— Directions —
Tally how many lines hold the string "this". Your reply should be that number alone.

— The input —
┌────────
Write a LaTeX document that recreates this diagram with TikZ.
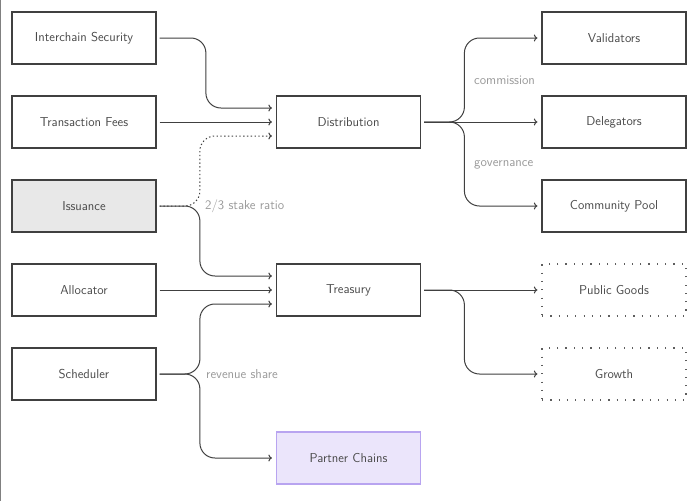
\documentclass[tikz,border=0pt]{standalone}
\usetikzlibrary{arrows.meta}
\definecolor{boxline}{HTML}{404040}
\definecolor{txt}{HTML}{4A4A4A}
\definecolor{lab}{HTML}{9A9A9A}
\definecolor{pcline}{HTML}{B8A4F0}
\definecolor{pcfill}{HTML}{EBE5FB}
\definecolor{issfill}{HTML}{E8E8E8}
\begin{document}
\begin{tikzpicture}[x=1pt,y=-1pt,
  box/.style={draw=boxline, line width=1.2pt, minimum width=144pt, minimum height=52pt,
    text=txt, font=\sffamily\fontsize{12.9}{15}\selectfont, inner sep=0pt},
  dotbox/.style={box, draw=boxline!85, line width=1.2pt, dash pattern=on 1.2pt off 7.1pt},
  flow/.style={draw=boxline, line width=1pt, -{To[length=3.5pt,width=7pt]}, rounded corners=15pt,
    shorten >=4pt, shorten <=3pt},
  dotflow/.style={flow, dash pattern=on 1.4pt off 2.4pt},
  lbl/.style={text=lab, font=\sffamily\fontsize{13}{15}\selectfont, anchor=west, inner sep=0pt}]
\useasboundingbox (0,0) rectangle (697,501);
\fill[white] (0,0) rectangle (697,501);
\draw[gray, line width=1.4pt] (0.7,0) -- (0.7,501);

% left column
\node[box] (ics) at (84,38) {Interchain Security};
\node[box] (tf)  at (84,122) {Transaction Fees};
\node[box, fill=issfill] (iss) at (84,206) {Issuance};
\node[box] (alloc) at (84,290) {Allocator};
\node[box] (sch) at (84,374) {Scheduler};

% middle column
\node[box] (dist) at (348.5,122) {Distribution};
\node[box] (treas) at (348.5,290) {Treasury};
\node[box, draw=pcline, fill=pcfill] (pc) at (348.5,458) {Partner Chains};

% right column
\node[box] (val) at (614,38) {Validators};
\node[box] (del) at (614,122) {Delegators};
\node[box] (cp) at (614,206) {Community Pool};
\node[dotbox] (pg) at (614,290) {Public Goods};
\node[dotbox] (gr) at (614,374) {Growth};

% into Distribution
\draw[flow] (ics.east) -| ([xshift=-70pt,yshift=14pt]dist.west) -- ([yshift=14pt]dist.west);
\draw[flow] (tf.east) -- (dist.west);
\draw[dotflow] (iss.east) -| ([xshift=-76pt,yshift=-14pt]dist.west) -- ([yshift=-14pt]dist.west);

% into Treasury
\draw[flow] (iss.east) -| ([xshift=-76pt,yshift=14pt]treas.west) -- ([yshift=14pt]treas.west);
\draw[flow] (alloc.east) -- (treas.west);
\draw[flow] (sch.east) -| ([xshift=-76pt,yshift=-14pt]treas.west) -- ([yshift=-14pt]treas.west);

% Partner chains
\draw[flow] (sch.east) -| ([xshift=-76pt]pc.west) -- (pc.west);

% out of Distribution
\draw[flow] (dist.east) -| ([xshift=-77pt]val.west) -- (val.west);
\draw[flow] (dist.east) -- (del.west);
\draw[flow] (dist.east) -| ([xshift=-77pt]cp.west) -- (cp.west);

% out of Treasury
\draw[flow] (treas.east) -- (pg.west);
\draw[flow] (treas.east) -| ([xshift=-77pt]gr.west) -- (gr.west);

% labels
\node[lbl] (l1) at (205,206) {2/3 stake ratio};
\node[lbl] (l2) at (206,374) {revenue share};
\node[lbl] (l3) at (474,80) {commission};
\node[lbl] (l4) at (474,165) {governance};
\end{tikzpicture}
\end{document}
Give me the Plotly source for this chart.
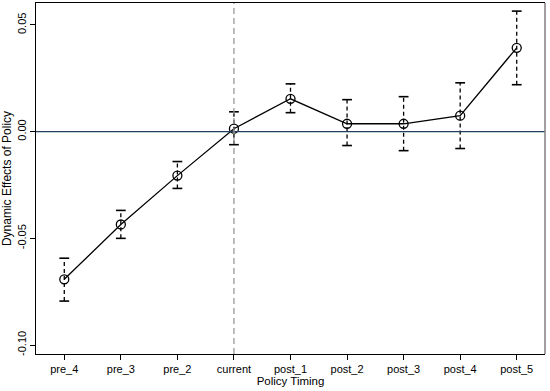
import plotly.graph_objects as go

categories = ["pre_4", "pre_3", "pre_2", "current", "post_1", "post_2", "post_3", "post_4", "post_5"]
estimates = [-0.0692, -0.0435, -0.0206, 0.0014, 0.0154, 0.0037, 0.0037, 0.0075, 0.0393]
ci_upper = [-0.0593, -0.0369, -0.0140, 0.0093, 0.0224, 0.0150, 0.0164, 0.0229, 0.0565]
ci_lower = [-0.0794, -0.0500, -0.0266, -0.0061, 0.0089, -0.0065, -0.0089, -0.0079, 0.0220]
y_ticks = [0.05, 0.00, -0.05, -0.10]
y_tick_labels = ["0.05", "0.00", "-0.05", "-0.10"]

fig = go.Figure()

# dashed confidence interval lines
for c, lo, hi in zip(categories, ci_lower, ci_upper):
    fig.add_trace(go.Scatter(
        x=[c, c], y=[lo, hi], mode="lines",
        line=dict(color="black", width=1.3, dash="4px,3px"),
        showlegend=False, hoverinfo="skip"))

# caps
fig.add_trace(go.Scatter(
    x=categories + categories, y=ci_upper + ci_lower, mode="markers",
    marker=dict(symbol="line-ew", size=7, line=dict(color="black", width=1.6)),
    showlegend=False, hoverinfo="skip"))

# point estimates
fig.add_trace(go.Scatter(
    x=categories, y=estimates, mode="lines+markers",
    line=dict(color="black", width=1.3),
    marker=dict(symbol="circle-open", size=9, color="black", line=dict(width=1.3)),
    showlegend=False))

fig.add_hline(y=0, line=dict(color="#23415e", width=1.2))
fig.add_vline(x="current", line=dict(color="#999999", width=1.3, dash="6px,4px"))
# right frame edge (gray)
fig.add_shape(type="line", xref="paper", yref="paper", x0=1, x1=1, y0=0, y1=1,
              line=dict(color="#808080", width=1.5))

fig.update_layout(
    width=550, height=391,
    margin=dict(l=36, r=5, t=3, b=37),
    paper_bgcolor="white", plot_bgcolor="white",
    font=dict(family="Liberation Sans, Arial, sans-serif", size=11, color="black"),
)
fig.update_xaxes(
    type="category", categoryorder="array", categoryarray=categories,
    range=[-0.5, 8.5],
    showline=True, linecolor="black", linewidth=1.2, mirror=True,
    ticks="outside", ticklen=5, tickcolor="black",
    showgrid=False, zeroline=False,
    title=dict(text="Policy Timing", standoff=1, font=dict(size=11.5)),
)
fig.update_yaxes(
    range=[-0.1042, 0.0603],
    tickvals=y_ticks, ticktext=y_tick_labels, tickangle=-90,
    showline=True, linecolor="black", linewidth=1.2, mirror=False,
    ticks="outside", ticklen=5, tickcolor="black",
    showgrid=False, zeroline=False,
    title=dict(text="Dynamic Effects of Policy", standoff=1, font=dict(size=12)),
)

fig.write_html("out.html", config={"displayModeBar": False},
               post_script="document.body.style.margin='0';")
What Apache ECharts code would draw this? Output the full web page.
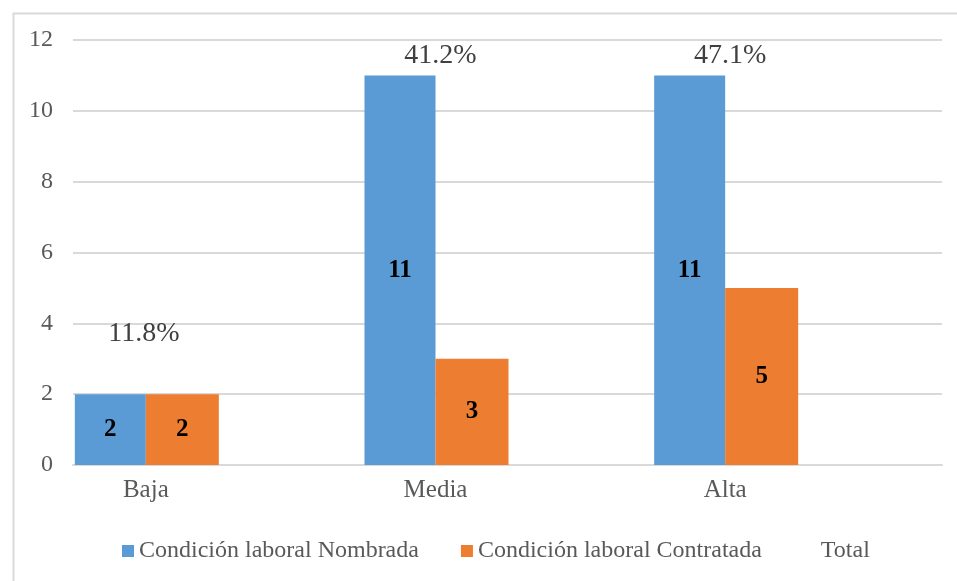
└────────
— The completed task —
3